>> BEGIN

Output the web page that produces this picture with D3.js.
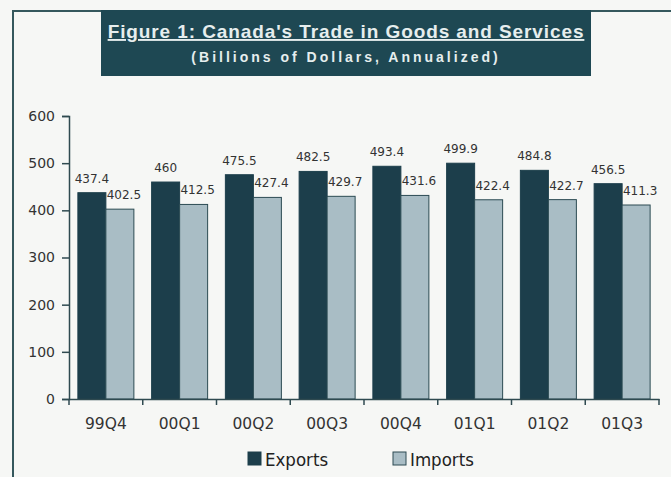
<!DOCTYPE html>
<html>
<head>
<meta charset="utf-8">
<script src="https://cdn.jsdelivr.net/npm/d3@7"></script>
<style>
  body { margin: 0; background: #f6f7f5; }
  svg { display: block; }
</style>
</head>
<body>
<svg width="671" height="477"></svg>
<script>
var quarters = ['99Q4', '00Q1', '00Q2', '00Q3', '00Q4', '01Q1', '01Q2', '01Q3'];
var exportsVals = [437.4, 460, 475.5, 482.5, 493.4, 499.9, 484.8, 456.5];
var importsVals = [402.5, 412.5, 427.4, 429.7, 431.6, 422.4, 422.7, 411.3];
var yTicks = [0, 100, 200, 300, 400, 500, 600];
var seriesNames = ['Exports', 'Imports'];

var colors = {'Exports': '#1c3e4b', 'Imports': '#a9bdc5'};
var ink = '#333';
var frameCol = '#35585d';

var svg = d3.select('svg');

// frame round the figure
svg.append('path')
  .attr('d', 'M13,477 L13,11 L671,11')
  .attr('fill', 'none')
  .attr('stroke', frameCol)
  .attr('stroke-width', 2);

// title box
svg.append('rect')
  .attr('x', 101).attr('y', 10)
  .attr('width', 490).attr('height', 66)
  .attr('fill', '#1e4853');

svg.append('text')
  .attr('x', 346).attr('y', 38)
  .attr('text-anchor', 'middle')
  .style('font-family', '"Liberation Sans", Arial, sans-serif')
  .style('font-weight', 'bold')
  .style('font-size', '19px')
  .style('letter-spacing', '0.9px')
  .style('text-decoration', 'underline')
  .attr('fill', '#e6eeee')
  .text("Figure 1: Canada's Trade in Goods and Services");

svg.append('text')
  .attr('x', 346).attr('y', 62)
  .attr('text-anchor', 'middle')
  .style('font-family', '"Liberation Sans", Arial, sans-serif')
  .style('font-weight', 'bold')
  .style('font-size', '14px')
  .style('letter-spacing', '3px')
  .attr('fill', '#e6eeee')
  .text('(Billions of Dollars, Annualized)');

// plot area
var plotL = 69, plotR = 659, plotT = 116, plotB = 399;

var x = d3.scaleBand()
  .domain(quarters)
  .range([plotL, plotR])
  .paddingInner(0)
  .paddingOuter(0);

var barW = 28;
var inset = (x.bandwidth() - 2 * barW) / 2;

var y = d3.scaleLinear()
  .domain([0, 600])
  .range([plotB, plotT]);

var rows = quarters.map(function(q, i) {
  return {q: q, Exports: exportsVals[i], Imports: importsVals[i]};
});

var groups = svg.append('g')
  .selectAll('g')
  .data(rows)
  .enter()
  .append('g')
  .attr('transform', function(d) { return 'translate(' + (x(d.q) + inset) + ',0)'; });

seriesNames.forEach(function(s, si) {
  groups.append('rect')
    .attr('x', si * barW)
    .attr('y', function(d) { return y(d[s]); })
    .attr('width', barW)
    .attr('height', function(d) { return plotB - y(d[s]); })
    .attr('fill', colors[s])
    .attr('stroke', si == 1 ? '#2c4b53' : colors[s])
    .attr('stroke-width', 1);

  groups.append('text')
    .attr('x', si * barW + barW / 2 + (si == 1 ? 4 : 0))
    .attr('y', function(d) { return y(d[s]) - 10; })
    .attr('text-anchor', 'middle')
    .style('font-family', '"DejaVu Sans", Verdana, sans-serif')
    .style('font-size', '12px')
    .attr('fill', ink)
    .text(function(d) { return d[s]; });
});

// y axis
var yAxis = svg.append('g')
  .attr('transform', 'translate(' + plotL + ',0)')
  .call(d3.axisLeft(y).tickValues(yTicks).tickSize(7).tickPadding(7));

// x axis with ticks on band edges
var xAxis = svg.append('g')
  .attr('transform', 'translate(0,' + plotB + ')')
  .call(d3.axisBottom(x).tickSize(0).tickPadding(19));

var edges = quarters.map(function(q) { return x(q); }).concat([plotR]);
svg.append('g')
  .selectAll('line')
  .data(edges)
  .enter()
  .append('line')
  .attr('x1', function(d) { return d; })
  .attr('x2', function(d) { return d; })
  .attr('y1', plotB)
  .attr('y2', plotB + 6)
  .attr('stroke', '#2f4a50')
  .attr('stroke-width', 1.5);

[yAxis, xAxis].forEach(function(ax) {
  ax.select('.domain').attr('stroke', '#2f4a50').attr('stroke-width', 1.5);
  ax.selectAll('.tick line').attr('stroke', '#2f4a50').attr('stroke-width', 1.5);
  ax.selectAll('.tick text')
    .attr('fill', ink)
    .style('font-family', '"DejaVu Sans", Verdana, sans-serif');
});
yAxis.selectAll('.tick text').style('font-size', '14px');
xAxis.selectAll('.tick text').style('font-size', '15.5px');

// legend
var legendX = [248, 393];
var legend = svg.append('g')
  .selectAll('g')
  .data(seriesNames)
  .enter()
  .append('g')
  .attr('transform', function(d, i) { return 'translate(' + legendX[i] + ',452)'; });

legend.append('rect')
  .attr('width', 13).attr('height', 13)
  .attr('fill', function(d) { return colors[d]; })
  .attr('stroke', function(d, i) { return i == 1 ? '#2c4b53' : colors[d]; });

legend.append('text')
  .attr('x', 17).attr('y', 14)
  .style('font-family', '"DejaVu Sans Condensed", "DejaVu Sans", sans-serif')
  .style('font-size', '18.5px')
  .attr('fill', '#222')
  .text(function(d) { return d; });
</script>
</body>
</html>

>> END

* [Given problem] The listing above must be printed again exactly, minus its pictures.

* [Solution for this problem]
Output the web page that produces this picture with D3.js.
<!DOCTYPE html>
<html>
<head>
<meta charset="utf-8">
<script src="https://cdn.jsdelivr.net/npm/d3@7"></script>
<style>
  body { margin: 0; background: #f6f7f5; }
  svg { display: block; }
</style>
</head>
<body>
<svg width="671" height="477"></svg>
<script>
var quarters = ['99Q4', '00Q1', '00Q2', '00Q3', '00Q4', '01Q1', '01Q2', '01Q3'];
var exportsVals = [437.4, 460, 475.5, 482.5, 493.4, 499.9, 484.8, 456.5];
var importsVals = [402.5, 412.5, 427.4, 429.7, 431.6, 422.4, 422.7, 411.3];
var yTicks = [0, 100, 200, 300, 400, 500, 600];
var seriesNames = ['Exports', 'Imports'];

var colors = {'Exports': '#1c3e4b', 'Imports': '#a9bdc5'};
var ink = '#333';
var frameCol = '#35585d';

var svg = d3.select('svg');

// frame round the figure
svg.append('path')
  .attr('d', 'M13,477 L13,11 L671,11')
  .attr('fill', 'none')
  .attr('stroke', frameCol)
  .attr('stroke-width', 2);

// title box
svg.append('rect')
  .attr('x', 101).attr('y', 10)
  .attr('width', 490).attr('height', 66)
  .attr('fill', '#1e4853');

svg.append('text')
  .attr('x', 346).attr('y', 38)
  .attr('text-anchor', 'middle')
  .style('font-family', '"Liberation Sans", Arial, sans-serif')
  .style('font-weight', 'bold')
  .style('font-size', '19px')
  .style('letter-spacing', '0.9px')
  .style('text-decoration', 'underline')
  .attr('fill', '#e6eeee')
  .text("Figure 1: Canada's Trade in Goods and Services");

svg.append('text')
  .attr('x', 346).attr('y', 62)
  .attr('text-anchor', 'middle')
  .style('font-family', '"Liberation Sans", Arial, sans-serif')
  .style('font-weight', 'bold')
  .style('font-size', '14px')
  .style('letter-spacing', '3px')
  .attr('fill', '#e6eeee')
  .text('(Billions of Dollars, Annualized)');

// plot area
var plotL = 69, plotR = 659, plotT = 116, plotB = 399;

var x = d3.scaleBand()
  .domain(quarters)
  .range([plotL, plotR])
  .paddingInner(0)
  .paddingOuter(0);

var barW = 28;
var inset = (x.bandwidth() - 2 * barW) / 2;

var y = d3.scaleLinear()
  .domain([0, 600])
  .range([plotB, plotT]);

var rows = quarters.map(function(q, i) {
  return {q: q, Exports: exportsVals[i], Imports: importsVals[i]};
});

var groups = svg.append('g')
  .selectAll('g')
  .data(rows)
  .enter()
  .append('g')
  .attr('transform', function(d) { return 'translate(' + (x(d.q) + inset) + ',0)'; });

seriesNames.forEach(function(s, si) {
  groups.append('rect')
    .attr('x', si * barW)
    .attr('y', function(d) { return y(d[s]); })
    .attr('width', barW)
    .attr('height', function(d) { return plotB - y(d[s]); })
    .attr('fill', colors[s])
    .attr('stroke', si == 1 ? '#2c4b53' : colors[s])
    .attr('stroke-width', 1);

  groups.append('text')
    .attr('x', si * barW + barW / 2 + (si == 1 ? 4 : 0))
    .attr('y', function(d) { return y(d[s]) - 10; })
    .attr('text-anchor', 'middle')
    .style('font-family', '"DejaVu Sans", Verdana, sans-serif')
    .style('font-size', '12px')
    .attr('fill', ink)
    .text(function(d) { return d[s]; });
});

// y axis
var yAxis = svg.append('g')
  .attr('transform', 'translate(' + plotL + ',0)')
  .call(d3.axisLeft(y).tickValues(yTicks).tickSize(7).tickPadding(7));

// x axis with ticks on band edges
var xAxis = svg.append('g')
  .attr('transform', 'translate(0,' + plotB + ')')
  .call(d3.axisBottom(x).tickSize(0).tickPadding(19));

var edges = quarters.map(function(q) { return x(q); }).concat([plotR]);
svg.append('g')
  .selectAll('line')
  .data(edges)
  .enter()
  .append('line')
  .attr('x1', function(d) { return d; })
  .attr('x2', function(d) { return d; })
  .attr('y1', plotB)
  .attr('y2', plotB + 6)
  .attr('stroke', '#2f4a50')
  .attr('stroke-width', 1.5);

[yAxis, xAxis].forEach(function(ax) {
  ax.select('.domain').attr('stroke', '#2f4a50').attr('stroke-width', 1.5);
  ax.selectAll('.tick line').attr('stroke', '#2f4a50').attr('stroke-width', 1.5);
  ax.selectAll('.tick text')
    .attr('fill', ink)
    .style('font-family', '"DejaVu Sans", Verdana, sans-serif');
});
yAxis.selectAll('.tick text').style('font-size', '14px');
xAxis.selectAll('.tick text').style('font-size', '15.5px');

// legend
var legendX = [248, 393];
var legend = svg.append('g')
  .selectAll('g')
  .data(seriesNames)
  .enter()
  .append('g')
  .attr('transform', function(d, i) { return 'translate(' + legendX[i] + ',452)'; });

legend.append('rect')
  .attr('width', 13).attr('height', 13)
  .attr('fill', function(d) { return colors[d]; })
  .attr('stroke', function(d, i) { return i == 1 ? '#2c4b53' : colors[d]; });

legend.append('text')
  .attr('x', 17).attr('y', 14)
  .style('font-family', '"DejaVu Sans Condensed", "DejaVu Sans", sans-serif')
  .style('font-size', '18.5px')
  .attr('fill', '#222')
  .text(function(d) { return d; });
</script>
</body>
</html>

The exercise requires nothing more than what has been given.